The new method revamps an old technique of segregating logs in the log deck and batch processing them, which allows project teams to track the final product back to the forest of origin. By connecting these dots, ZGF can target landowners whose values align with our clients’ aspirations around responsible natural resource use and climate change mitigation. Recently, the firm has sourced wood from diversified landowners across Oregon to uplift the state’s urban and rural economies, while preserving one of its most precious resources.

It is our hope that telling the local story of the wood in our projects will have a lasting impact in sustainably revitalizing Oregon’s timber industry, effectively differentiating it from timber industries in other regions of the country and overseas. This practice also gives more direct credit to landowners who are managing their lands responsibly, creating another market incentive for sustainable forestry. Transparency is key, because knowing precisely where wood comes from will allow our clients to make informed decisions about the harvesting practices and ecological values they wish to economically support.

Life Cycle Analysis: An Evolving Conversation

Current life cycle analysis methodologies comparing wood to more intensive structural materials, like concrete and steel, show large reductions in embodied carbon. This is especially true if biogenic carbon (the carbon naturally sequestered by trees as they grow) is included in the calculation. Even when considering scenarios in which wood products end up in landfills or incinerators at the end of their useful lives—which would release biogenic carbon back into the atmosphere—wood is shown to be a relatively efficient choice. Current models may even underpredict performance, as more data is needed to fully understand different types of long-lifespan wood products, like structural members and cross-laminated timber.

To elevate current methodologies, ZGF is working with research organizations like Ecotrust to quantify an often-overlooked piece of life cycle analysis: harvest practices.
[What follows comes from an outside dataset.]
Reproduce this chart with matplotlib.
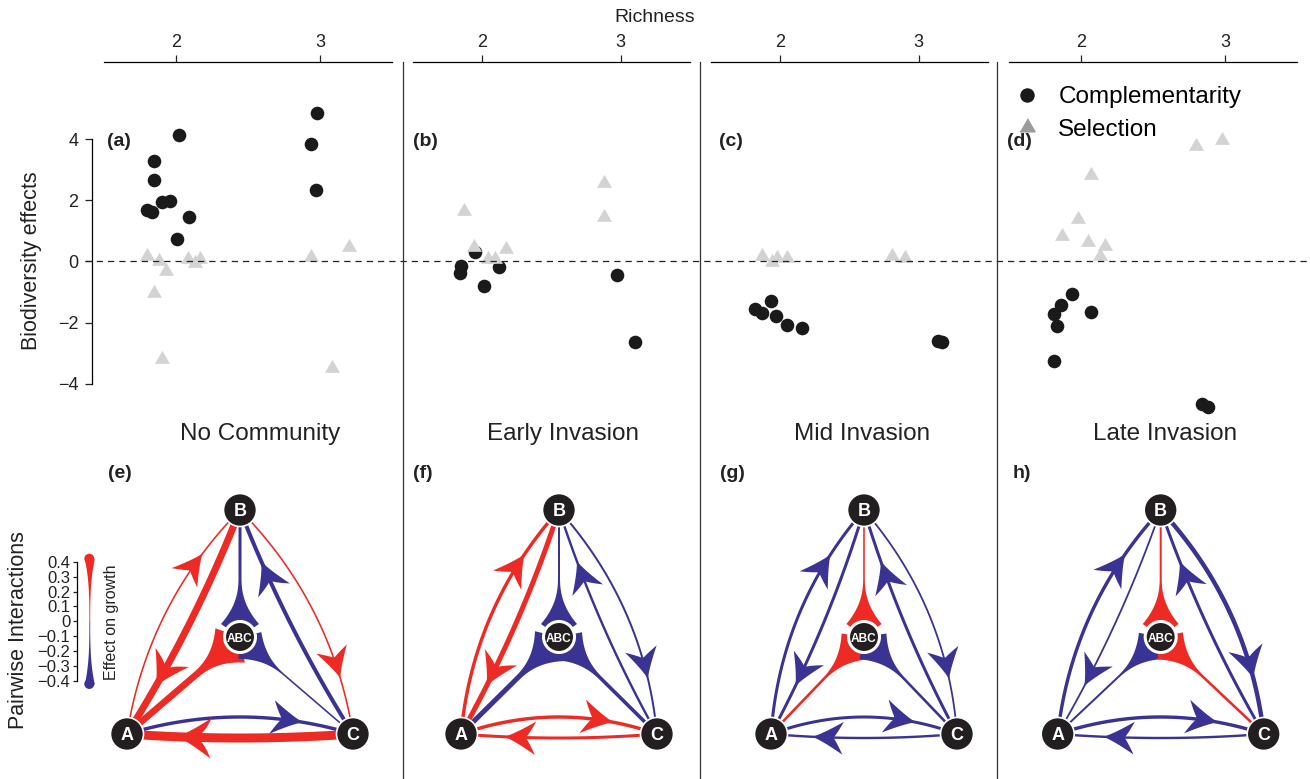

Current life cycle analyses assume that harvest practices are carbon neutral so long as trees are replanted. In reality, this issue is far more nuanced. There are significant differences in the amount of carbon sequestered by a forest that undergoes 40- or 80-year harvest rotation, a plantation engaging in legal-minimum clearcutting, and a small family landowner practicing ecological forestry mimicking natural disturbance patterns. Once we can more effectively quantify these carbon dynamics, we can make better value propositions to our clients about the ecological impacts of our designs.